On the other hand, if a device is used on the shop floor instead of a lab, it should be much shorter, Cox says. “A lot of it is a judgment call based on experience. If they reviewed the reports and saw we’re calibrating this every three years and it hasn’t changed, it’s still with limits, we could make it every four years.”
And, Cox says, a quality auditor couldn’t fault them for this because they have the facts underlying their decision.
The customer or end user should determine their cycles, which makes sense, Cox notes, because they know how much use the equipment will be getting. Perhaps there is a large order coming up, so they may calibrate the device before that production run starts so they know the instrument is good. This also prevents labs from preying on customers for more business, for example, by suggesting shorter cycles than may be necessary. “Labs could say every six months instead of six years,” Cox says.
Final Thoughts On Calibration
Cox offers a few more guidelines for manufacturers to keep in mind.

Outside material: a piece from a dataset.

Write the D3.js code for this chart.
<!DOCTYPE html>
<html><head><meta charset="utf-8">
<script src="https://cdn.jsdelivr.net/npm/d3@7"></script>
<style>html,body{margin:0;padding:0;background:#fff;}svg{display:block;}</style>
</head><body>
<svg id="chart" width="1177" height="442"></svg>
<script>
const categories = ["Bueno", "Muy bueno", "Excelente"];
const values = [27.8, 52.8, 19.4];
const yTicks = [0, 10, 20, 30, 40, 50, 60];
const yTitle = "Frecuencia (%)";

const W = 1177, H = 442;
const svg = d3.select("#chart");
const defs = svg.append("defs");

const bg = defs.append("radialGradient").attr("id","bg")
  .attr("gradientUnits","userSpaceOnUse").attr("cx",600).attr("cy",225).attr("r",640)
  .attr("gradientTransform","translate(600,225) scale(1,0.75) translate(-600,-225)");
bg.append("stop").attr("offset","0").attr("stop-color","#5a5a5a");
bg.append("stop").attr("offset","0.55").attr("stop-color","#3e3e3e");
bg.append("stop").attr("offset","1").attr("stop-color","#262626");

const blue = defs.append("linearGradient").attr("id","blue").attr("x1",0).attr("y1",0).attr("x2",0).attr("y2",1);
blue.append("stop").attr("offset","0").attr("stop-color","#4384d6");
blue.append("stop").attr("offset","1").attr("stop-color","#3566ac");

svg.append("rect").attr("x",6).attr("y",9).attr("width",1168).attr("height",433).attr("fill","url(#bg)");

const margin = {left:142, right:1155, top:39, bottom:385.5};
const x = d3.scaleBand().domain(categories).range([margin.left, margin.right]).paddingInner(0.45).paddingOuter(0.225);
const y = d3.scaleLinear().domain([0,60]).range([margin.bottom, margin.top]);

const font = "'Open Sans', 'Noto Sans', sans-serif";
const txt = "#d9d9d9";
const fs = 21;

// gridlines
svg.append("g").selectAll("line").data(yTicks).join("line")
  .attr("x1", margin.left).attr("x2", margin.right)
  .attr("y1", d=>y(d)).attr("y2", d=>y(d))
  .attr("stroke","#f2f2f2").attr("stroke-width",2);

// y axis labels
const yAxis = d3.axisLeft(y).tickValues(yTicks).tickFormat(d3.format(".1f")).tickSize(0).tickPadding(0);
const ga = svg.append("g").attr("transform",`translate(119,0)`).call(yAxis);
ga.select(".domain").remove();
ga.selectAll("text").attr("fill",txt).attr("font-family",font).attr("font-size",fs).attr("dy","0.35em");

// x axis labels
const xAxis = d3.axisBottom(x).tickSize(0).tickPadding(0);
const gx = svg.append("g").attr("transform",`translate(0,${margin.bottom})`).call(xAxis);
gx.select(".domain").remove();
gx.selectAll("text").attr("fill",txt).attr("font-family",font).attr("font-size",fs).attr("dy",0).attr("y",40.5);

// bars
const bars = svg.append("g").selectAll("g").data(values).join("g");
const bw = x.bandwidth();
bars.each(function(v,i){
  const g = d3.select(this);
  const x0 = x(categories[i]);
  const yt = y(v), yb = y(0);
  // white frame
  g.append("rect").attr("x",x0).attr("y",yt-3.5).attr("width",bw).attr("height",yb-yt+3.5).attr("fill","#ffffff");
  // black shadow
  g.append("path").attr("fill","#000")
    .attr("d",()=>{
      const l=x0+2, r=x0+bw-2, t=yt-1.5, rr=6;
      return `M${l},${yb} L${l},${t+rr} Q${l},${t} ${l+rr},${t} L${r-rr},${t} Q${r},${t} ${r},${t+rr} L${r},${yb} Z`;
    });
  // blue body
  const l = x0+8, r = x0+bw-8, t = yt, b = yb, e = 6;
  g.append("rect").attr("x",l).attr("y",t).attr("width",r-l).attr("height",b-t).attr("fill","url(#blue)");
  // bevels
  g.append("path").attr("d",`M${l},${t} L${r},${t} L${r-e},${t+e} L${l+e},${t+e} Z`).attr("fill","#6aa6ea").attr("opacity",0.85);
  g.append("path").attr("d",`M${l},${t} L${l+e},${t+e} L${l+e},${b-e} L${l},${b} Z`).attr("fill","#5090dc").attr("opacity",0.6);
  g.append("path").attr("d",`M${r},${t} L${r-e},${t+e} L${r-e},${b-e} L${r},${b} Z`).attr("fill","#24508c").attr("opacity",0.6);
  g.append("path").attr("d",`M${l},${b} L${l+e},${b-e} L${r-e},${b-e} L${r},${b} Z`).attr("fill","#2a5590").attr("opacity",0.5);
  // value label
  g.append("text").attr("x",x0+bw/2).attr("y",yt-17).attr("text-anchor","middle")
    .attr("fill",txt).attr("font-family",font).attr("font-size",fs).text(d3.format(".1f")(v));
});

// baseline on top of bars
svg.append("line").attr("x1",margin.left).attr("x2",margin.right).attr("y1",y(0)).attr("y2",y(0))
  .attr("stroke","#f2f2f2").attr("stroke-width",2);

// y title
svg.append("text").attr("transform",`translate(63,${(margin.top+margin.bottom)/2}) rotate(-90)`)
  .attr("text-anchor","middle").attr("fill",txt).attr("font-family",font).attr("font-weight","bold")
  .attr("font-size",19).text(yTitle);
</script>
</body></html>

“Too often products are engineered and the tolerances on them are such that an extra digit is included to ensure the tolerance they really need is met,” Cox says. “This detail goes down the food chain to the gage maker who ends up having to provide a gage or instrument that is more precise than it need be which in turn means the calibration laboratory ends up trying to beat the laws of physics to calibrate them. In some cases the actual product itself has tolerances on it that a gage maker would be hard pressed to meet.”
“Coordinate measuring machines (CMMs) are often pressed into service as calibration devices for a level of precision they are incapable obtaining,” Cox says. “Nothing wrong with the CMM, they’re just made to measure parts not gages and they are designed with that in mind. Yes, they may be able to give repeatable readings of size on a gage, but the level of precision offered is not suitable.”